### Directions
The lines beneath this instruction, from the first through the one containing "import * as", must be transcribed exactly; no other line belongs in the output.

### Source excerpt
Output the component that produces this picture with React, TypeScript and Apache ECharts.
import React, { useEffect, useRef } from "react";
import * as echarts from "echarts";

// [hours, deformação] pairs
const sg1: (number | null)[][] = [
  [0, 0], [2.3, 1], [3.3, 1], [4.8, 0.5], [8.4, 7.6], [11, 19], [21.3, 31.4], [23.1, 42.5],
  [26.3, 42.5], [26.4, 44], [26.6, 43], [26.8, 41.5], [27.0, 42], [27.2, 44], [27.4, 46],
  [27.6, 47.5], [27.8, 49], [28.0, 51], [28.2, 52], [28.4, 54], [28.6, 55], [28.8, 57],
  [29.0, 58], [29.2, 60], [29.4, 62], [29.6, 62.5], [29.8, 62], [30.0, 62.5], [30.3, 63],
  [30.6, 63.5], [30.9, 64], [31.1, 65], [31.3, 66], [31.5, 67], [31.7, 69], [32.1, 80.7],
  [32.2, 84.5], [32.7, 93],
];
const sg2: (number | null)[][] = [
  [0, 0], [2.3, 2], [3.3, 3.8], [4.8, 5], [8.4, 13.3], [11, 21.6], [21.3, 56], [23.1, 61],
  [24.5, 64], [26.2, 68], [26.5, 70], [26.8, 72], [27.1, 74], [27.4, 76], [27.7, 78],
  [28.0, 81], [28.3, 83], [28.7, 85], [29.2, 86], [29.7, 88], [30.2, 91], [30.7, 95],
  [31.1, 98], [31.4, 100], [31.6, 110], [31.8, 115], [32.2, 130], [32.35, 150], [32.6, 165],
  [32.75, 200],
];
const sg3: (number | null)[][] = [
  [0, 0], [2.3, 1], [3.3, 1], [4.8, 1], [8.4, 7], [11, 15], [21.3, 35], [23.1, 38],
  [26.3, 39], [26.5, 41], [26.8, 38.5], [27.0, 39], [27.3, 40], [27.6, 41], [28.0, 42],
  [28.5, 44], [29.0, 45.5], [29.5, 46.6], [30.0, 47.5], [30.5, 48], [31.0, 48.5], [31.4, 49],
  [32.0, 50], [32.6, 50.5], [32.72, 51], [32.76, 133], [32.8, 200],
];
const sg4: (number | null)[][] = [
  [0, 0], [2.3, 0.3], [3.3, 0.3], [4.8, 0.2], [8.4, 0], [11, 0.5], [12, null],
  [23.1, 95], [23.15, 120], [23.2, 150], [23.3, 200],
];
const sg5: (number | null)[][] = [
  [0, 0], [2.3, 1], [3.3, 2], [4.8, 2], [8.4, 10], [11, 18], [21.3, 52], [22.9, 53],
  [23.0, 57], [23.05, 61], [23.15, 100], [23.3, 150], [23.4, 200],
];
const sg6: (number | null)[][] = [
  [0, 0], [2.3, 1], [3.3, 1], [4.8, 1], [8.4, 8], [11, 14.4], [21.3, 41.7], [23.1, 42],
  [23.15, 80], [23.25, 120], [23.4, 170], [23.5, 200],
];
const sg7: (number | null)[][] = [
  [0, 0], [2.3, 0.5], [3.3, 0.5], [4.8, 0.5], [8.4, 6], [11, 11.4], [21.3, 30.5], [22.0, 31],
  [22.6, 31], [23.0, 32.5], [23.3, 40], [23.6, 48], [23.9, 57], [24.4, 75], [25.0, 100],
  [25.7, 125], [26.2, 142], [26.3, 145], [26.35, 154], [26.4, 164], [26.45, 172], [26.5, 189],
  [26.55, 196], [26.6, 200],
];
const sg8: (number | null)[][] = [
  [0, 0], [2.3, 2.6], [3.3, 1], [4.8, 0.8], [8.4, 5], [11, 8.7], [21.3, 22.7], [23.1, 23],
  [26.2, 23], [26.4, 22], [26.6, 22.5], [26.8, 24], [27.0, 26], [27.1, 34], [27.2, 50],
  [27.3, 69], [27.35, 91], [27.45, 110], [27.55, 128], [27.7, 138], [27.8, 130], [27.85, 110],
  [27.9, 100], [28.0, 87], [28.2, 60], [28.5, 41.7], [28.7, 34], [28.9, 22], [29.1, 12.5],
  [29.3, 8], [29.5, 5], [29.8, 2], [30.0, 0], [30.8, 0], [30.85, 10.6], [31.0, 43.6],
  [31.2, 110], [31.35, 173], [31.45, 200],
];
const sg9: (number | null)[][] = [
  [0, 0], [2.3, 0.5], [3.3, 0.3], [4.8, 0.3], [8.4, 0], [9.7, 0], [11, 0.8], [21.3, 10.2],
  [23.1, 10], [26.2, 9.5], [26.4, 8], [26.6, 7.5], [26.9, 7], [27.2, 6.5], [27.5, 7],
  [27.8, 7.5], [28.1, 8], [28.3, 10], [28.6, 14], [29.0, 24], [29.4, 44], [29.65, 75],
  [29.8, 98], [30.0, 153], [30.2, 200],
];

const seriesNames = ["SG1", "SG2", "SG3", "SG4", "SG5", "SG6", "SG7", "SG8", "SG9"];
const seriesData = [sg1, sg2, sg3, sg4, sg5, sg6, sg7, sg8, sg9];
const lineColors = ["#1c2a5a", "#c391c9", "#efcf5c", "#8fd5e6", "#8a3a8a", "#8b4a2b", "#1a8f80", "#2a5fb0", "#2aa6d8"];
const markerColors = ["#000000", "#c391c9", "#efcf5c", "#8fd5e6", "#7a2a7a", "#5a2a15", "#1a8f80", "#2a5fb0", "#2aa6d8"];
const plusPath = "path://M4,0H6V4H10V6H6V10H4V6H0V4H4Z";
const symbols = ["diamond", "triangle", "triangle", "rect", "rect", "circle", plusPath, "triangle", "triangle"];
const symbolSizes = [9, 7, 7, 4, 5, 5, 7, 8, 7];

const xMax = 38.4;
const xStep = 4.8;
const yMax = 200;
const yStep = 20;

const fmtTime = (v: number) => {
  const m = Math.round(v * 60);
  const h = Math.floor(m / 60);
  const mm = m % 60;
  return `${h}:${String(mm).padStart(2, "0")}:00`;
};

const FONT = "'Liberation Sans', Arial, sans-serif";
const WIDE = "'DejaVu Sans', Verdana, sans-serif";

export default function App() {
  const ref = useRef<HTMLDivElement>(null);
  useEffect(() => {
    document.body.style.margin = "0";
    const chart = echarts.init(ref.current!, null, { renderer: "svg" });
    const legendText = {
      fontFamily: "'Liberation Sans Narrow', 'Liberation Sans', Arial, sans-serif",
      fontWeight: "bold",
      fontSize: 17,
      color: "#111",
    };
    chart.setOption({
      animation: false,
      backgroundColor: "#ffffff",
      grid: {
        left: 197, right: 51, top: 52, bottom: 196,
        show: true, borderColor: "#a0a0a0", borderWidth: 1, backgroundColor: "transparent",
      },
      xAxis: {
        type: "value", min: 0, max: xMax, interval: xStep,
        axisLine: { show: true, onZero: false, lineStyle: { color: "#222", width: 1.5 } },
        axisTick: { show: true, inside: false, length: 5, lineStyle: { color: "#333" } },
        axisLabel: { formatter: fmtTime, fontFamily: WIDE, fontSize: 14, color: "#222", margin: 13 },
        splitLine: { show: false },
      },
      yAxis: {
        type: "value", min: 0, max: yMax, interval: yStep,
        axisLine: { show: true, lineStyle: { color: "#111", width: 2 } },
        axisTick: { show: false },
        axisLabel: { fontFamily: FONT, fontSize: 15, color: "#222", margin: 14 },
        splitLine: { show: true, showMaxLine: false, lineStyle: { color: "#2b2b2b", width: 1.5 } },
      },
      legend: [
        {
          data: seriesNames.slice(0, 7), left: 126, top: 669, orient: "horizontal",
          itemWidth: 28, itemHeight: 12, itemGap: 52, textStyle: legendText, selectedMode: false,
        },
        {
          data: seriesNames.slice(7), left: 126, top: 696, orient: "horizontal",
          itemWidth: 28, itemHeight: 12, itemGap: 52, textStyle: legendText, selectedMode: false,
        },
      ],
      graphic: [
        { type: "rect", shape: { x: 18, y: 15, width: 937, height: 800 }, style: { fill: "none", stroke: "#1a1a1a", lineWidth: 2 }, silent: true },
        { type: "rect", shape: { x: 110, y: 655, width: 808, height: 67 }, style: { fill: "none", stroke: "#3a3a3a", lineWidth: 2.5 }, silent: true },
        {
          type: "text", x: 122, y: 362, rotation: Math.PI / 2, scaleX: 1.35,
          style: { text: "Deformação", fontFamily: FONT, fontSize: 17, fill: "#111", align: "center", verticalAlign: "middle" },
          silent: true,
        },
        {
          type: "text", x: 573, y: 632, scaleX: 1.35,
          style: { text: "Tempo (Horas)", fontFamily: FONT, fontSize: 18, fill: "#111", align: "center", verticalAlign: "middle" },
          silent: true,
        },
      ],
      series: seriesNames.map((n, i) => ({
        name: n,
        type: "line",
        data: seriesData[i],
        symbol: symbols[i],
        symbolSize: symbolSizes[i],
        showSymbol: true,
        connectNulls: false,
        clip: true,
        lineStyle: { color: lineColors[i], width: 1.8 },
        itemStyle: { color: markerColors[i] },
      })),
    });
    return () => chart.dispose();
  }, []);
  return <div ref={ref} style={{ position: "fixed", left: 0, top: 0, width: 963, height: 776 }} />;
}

### Solution to this exercise
Output the component that produces this picture with React, TypeScript and Apache ECharts.
import React, { useEffect, useRef } from "react";
import * as echarts from "echarts";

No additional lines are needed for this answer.